According to Dick Forsman, this has to be an adult Tawny Eagle because the head isn't pale enough, and the tail isn't bicoloured, which that should rule out Imperial Eagle.
The streaking (hackles) visible on the flanks, is not a sign of a transitional/immature plumage (as I thought), but is a trait of (some?) adults. Other fotographs show adult Tawny Eagles with an almost uniform dark brown plumage.
On the other hand, the obvious difference in lenght and degree of barring between the two (or more) generations of secondaries, may perhaps indicate that the bird is not in its final, adult plumage.
Is this bird the same as the much commented one?

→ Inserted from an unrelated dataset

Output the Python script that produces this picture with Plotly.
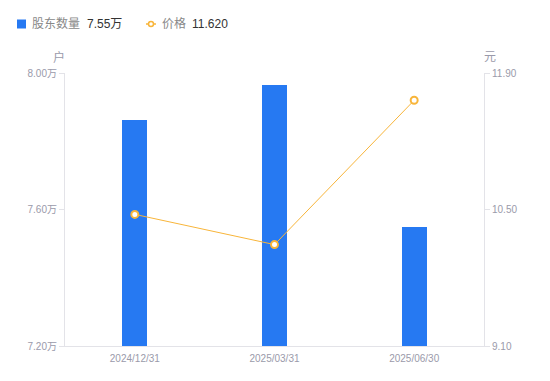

It should be the same bird on all pictures, the plumage is the same and the pictures are taken exactly the same place 15 + 16/12.
A picture showing the primaries are now online.
I'm inclined to think that this bird indeed is an immature, contrary to what Dick Forsman concludes in his comment to your other photo of the same bird.
This is interesting since my initial suggestion that the prominent pale streaking of body-feathers was a sign of immaturity, was - admittedly - just a shot in the dark, based on my perception of adult Tawny Eagles as sporting a decidedly more uniform plumage.
Hope Dick will explain if the 'hackles' he mentions as typical for adults, are merely the lancet-shaped feathers on the nape, or if he's seen the extensive pale body streaking on true adult birds as well.